* GOAL:
Retype only what runs from the first line of the records to the line with "(0,0) rectangle (1043,769);", inclusive, and no pictures.

Data listing
* begin *

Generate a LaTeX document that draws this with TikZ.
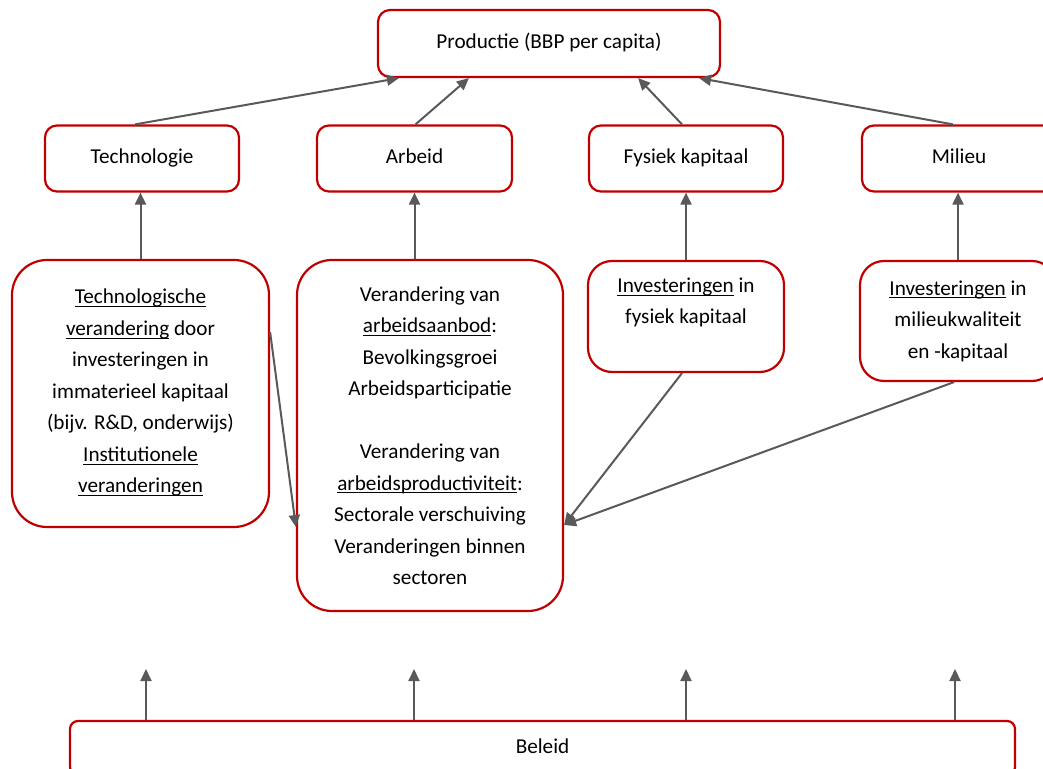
\documentclass[tikz,border=0pt]{standalone}
\usepackage{fontspec}
\setmainfont{Carlito}
\usepackage{tikz}
\usetikzlibrary{arrows.meta, positioning}

\definecolor{rood}{HTML}{C00000}
\definecolor{lijngrijs}{HTML}{595959}
\newcommand{\ondstr}[1]{\underline{\smash{#1}}\vphantom{Tg}}

\begin{document}
\begin{tikzpicture}[
      x=0.5pt, y=-0.5pt,
      every node/.style = {font=\fontsize{10.6}{15.75}\selectfont},
      blok/.style = {shape=rectangle, draw=rood, line width=1.1pt,
        rounded corners=6pt, fill=white, align=center, inner sep=0pt},
      enkel/.style = {text height=7.5pt, text depth=2.5pt},
      pijl/.style = {draw=lijngrijs, line width=1pt,
        -{Triangle[length=6pt, width=5.5pt]}}
    ]
      \useasboundingbox (0,0) rectangle (1043,769);

      % bovenste rij
      \node[blok, enkel, minimum width=171pt, minimum height=33.5pt] (prod) at (549,43.5) {Productie (BBP per capita)};

      \node[blok, enkel, minimum width=97pt, minimum height=33pt] (tech) at (142,158.5) {Technologie};
      \node[blok, enkel, minimum width=97.5pt, minimum height=33pt] (arbeid) at (414.5,158.5) {Arbeid};
      \node[blok, enkel, minimum width=97pt, minimum height=33pt] (fysiek) at (686,158.5) {Fysiek kapitaal};
      \node[blok, enkel, minimum width=97pt, minimum height=33pt] (milieu) at (959,158.5) {Milieu};

      % bronnen
      \node[blok, rounded corners=17.5pt, minimum width=128.5pt, minimum height=133.5pt] (techbron) at (140.5,393.5)
        {\ondstr{Technologische}\\ \ondstr{verandering} door\\ investeringen in\\ immaterieel kapitaal\\
         (bijv. R\&D, onderwijs)\\ \ondstr{Institutionele}\\ \ondstr{veranderingen}};
      \node[blok, rounded corners=17.5pt, minimum width=133pt, minimum height=175.5pt] (arbeidbron) at (430,435.5)
        {Verandering van\\ \ondstr{arbeidsaanbod}:\\ Bevolkingsgroei\\ Arbeidsparticipatie\\[15.75pt]
         Verandering van\\ \ondstr{arbeidsproductiviteit}:\\ Sectorale verschuiving\\ Veranderingen binnen\\ sectoren};
      \node[blok, rounded corners=12pt, minimum width=98pt, minimum height=55.5pt] (fysiekbron) at (686,316.5)
        {\ondstr{Investeringen} in\\ fysiek kapitaal\\ \mbox{}};
      \node[blok, rounded corners=12pt, minimum width=98pt, minimum height=60pt] (milieubron) at (958,321)
        {\ondstr{Investeringen} in\\ milieukwaliteit\\ en -kapitaal};

      \node[blok, enkel, rounded corners=4pt, minimum width=472.5pt, minimum height=27pt] (beleid) at (542.5,748) {Beleid};

      % pijlen naar productie
      \draw[pijl] ([xshift=-3.5pt]tech.north) -- ([xshift=11pt]prod.south west);
      \draw[pijl] ([xshift=0.5pt]arbeid.north) -- ([xshift=46pt]prod.south west);
      \draw[pijl] ([xshift=-2pt]fysiek.north) -- ([xshift=-41.5pt]prod.south east);
      \draw[pijl] ([xshift=-3pt]milieu.north) -- ([xshift=-11pt]prod.south east);

      % pijlen naar de factoren
      \draw[pijl] (techbron.north) -- (techbron.north |- tech.south);
      \draw[pijl] (arbeidbron.north -| arbeid.south) -- (arbeid.south);
      \draw[pijl] (fysiekbron.north) -- (fysiekbron.north |- fysiek.south);
      \draw[pijl] (milieubron.north) -- (milieubron.north |- milieu.south);

      % pijlen naar arbeid
      \draw[pijl] ([yshift=30.75pt]techbron.east) -- ([yshift=-45.75pt]arbeidbron.west);
      \draw[pijl] ([xshift=-2pt]fysiekbron.south) -- ([yshift=-44.75pt]arbeidbron.east);
      \draw[pijl] ([xshift=-2pt]milieubron.south) -- ([yshift=-44.75pt]arbeidbron.east);

      % pijlen vanuit beleid
      \foreach \x [count=\i] in {146,414,686,955} {
        \coordinate (b\i) at (\x,669);
        \draw[pijl] (b\i |- beleid.north) -- (b\i);
      }
    \end{tikzpicture}
\end{document}
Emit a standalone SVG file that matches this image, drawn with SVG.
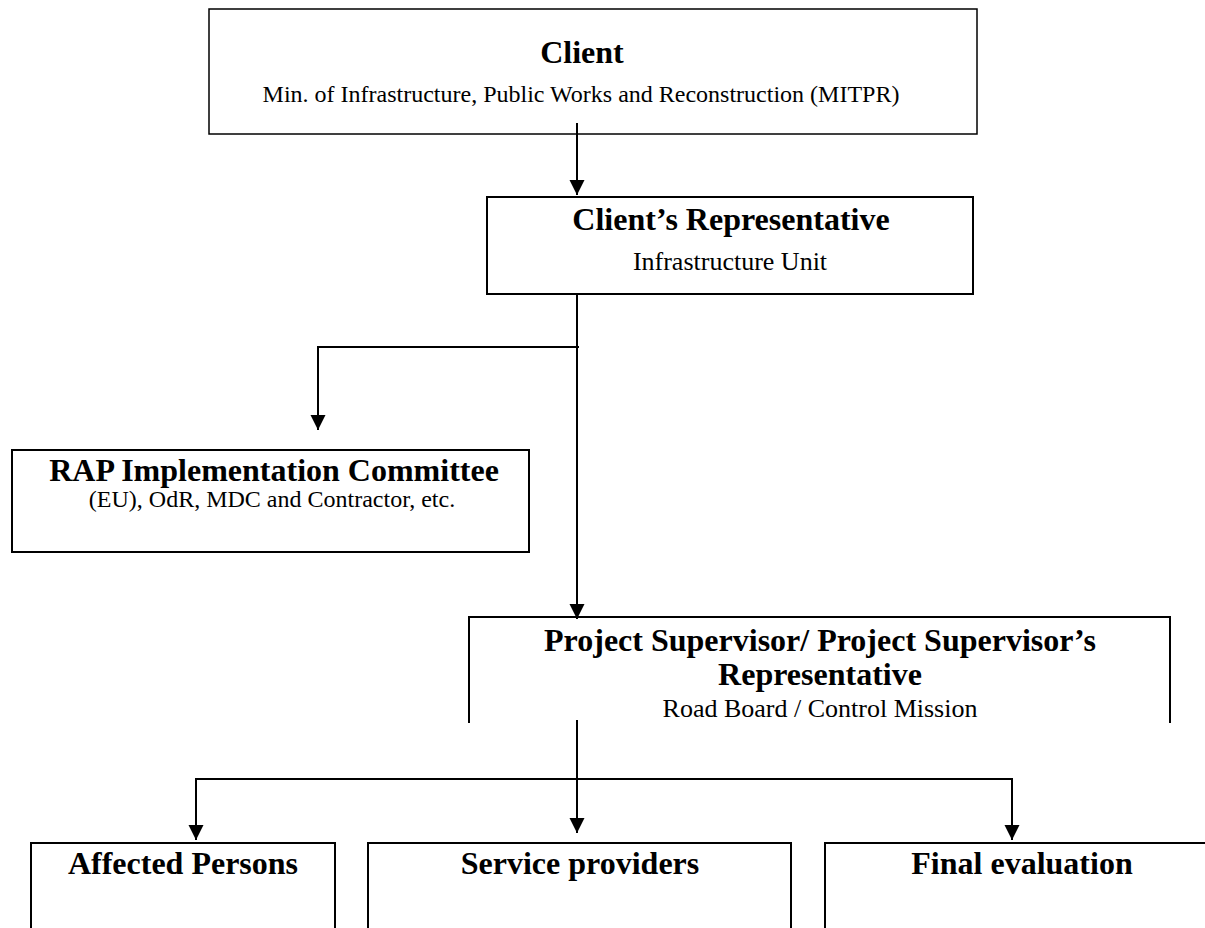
<svg xmlns="http://www.w3.org/2000/svg" width="1205" height="928" viewBox="0 0 1205 928">
<style>
.box{fill:none;stroke:#000;stroke-width:2}
.t{font-family:"Liberation Serif","Times New Roman",serif;font-weight:bold;font-size:32px;fill:#000;text-anchor:middle}
.s{font-family:"Liberation Serif","Times New Roman",serif;font-size:24px;fill:#000;text-anchor:middle}
.c{fill:none;stroke:#000;stroke-width:2}
</style>
<defs>
<marker id="ah" markerUnits="userSpaceOnUse" markerWidth="16" markerHeight="16" refX="15" refY="7.5" orient="auto">
<path d="M0,0 L15,7.5 L0,15 Z" fill="#000"/>
</marker>
</defs>
<rect width="1205" height="928" fill="#fff"/>
<g id="client">
<rect class="box" x="209" y="9" width="768" height="125" style="stroke-width:1.5"/>
<text class="t" x="582" y="63">Client</text>
<text class="s" x="581" y="102">Min. of Infrastructure, Public Works and Reconstruction (MITPR)</text>
</g>
<g id="clients-representative">
<rect class="box" x="487" y="197" width="486" height="97"/>
<text class="t" x="731" y="230">Client’s Representative</text>
<text class="s" x="730" y="270" style="font-size:26px">Infrastructure Unit</text>
</g>
<g id="rap-committee">
<rect class="box" x="12" y="450" width="517" height="102"/>
<text class="t" x="274" y="481">RAP Implementation Committee</text>
<text class="s" x="272" y="507">(EU), OdR, MDC and Contractor, etc.</text>
</g>
<g id="project-supervisor">
<path class="box" d="M469,723 V617 H1170 V723"/>
<text class="t" x="820" y="651">Project Supervisor/ Project Supervisor’s</text>
<text class="t" x="820" y="685">Representative</text>
<text class="s" x="820" y="717" style="font-size:26px">Road Board / Control Mission</text>
</g>
<g id="affected-persons">
<path class="box" d="M31,928 V843 H335 V928"/>
<text class="t" x="183" y="874">Affected Persons</text>
</g>
<g id="service-providers">
<path class="box" d="M368,928 V843 H791 V928"/>
<text class="t" x="580" y="874">Service providers</text>
</g>
<g id="final-evaluation">
<path class="box" d="M825,928 V843 H1207"/>
<text class="t" x="1022" y="874">Final evaluation</text>
</g>
<g id="connectors">
<line class="c" x1="577" y1="123" x2="577" y2="195" marker-end="url(#ah)"/>
<line class="c" x1="577" y1="294" x2="577" y2="619" marker-end="url(#ah)"/>
<path class="c" d="M579,347 H318 V430" marker-end="url(#ah)"/>
<line class="c" x1="577" y1="720" x2="577" y2="833" marker-end="url(#ah)"/>
<path class="c" d="M196,840 V779 H1012 V840"/>
<line class="c" x1="196" y1="800" x2="196" y2="840" marker-end="url(#ah)"/>
<line class="c" x1="1012" y1="800" x2="1012" y2="840" marker-end="url(#ah)"/>
</g>
</svg>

* end *

* SOLVED PROBLEM:
Generate a LaTeX document that draws this with TikZ.
\documentclass[tikz,border=0pt]{standalone}
\usepackage{fontspec}
\setmainfont{Carlito}
\usepackage{tikz}
\usetikzlibrary{arrows.meta, positioning}

\definecolor{rood}{HTML}{C00000}
\definecolor{lijngrijs}{HTML}{595959}
\newcommand{\ondstr}[1]{\underline{\smash{#1}}\vphantom{Tg}}

\begin{document}
\begin{tikzpicture}[
      x=0.5pt, y=-0.5pt,
      every node/.style = {font=\fontsize{10.6}{15.75}\selectfont},
      blok/.style = {shape=rectangle, draw=rood, line width=1.1pt,
        rounded corners=6pt, fill=white, align=center, inner sep=0pt},
      enkel/.style = {text height=7.5pt, text depth=2.5pt},
      pijl/.style = {draw=lijngrijs, line width=1pt,
        -{Triangle[length=6pt, width=5.5pt]}}
    ]
      \useasboundingbox (0,0) rectangle (1043,769);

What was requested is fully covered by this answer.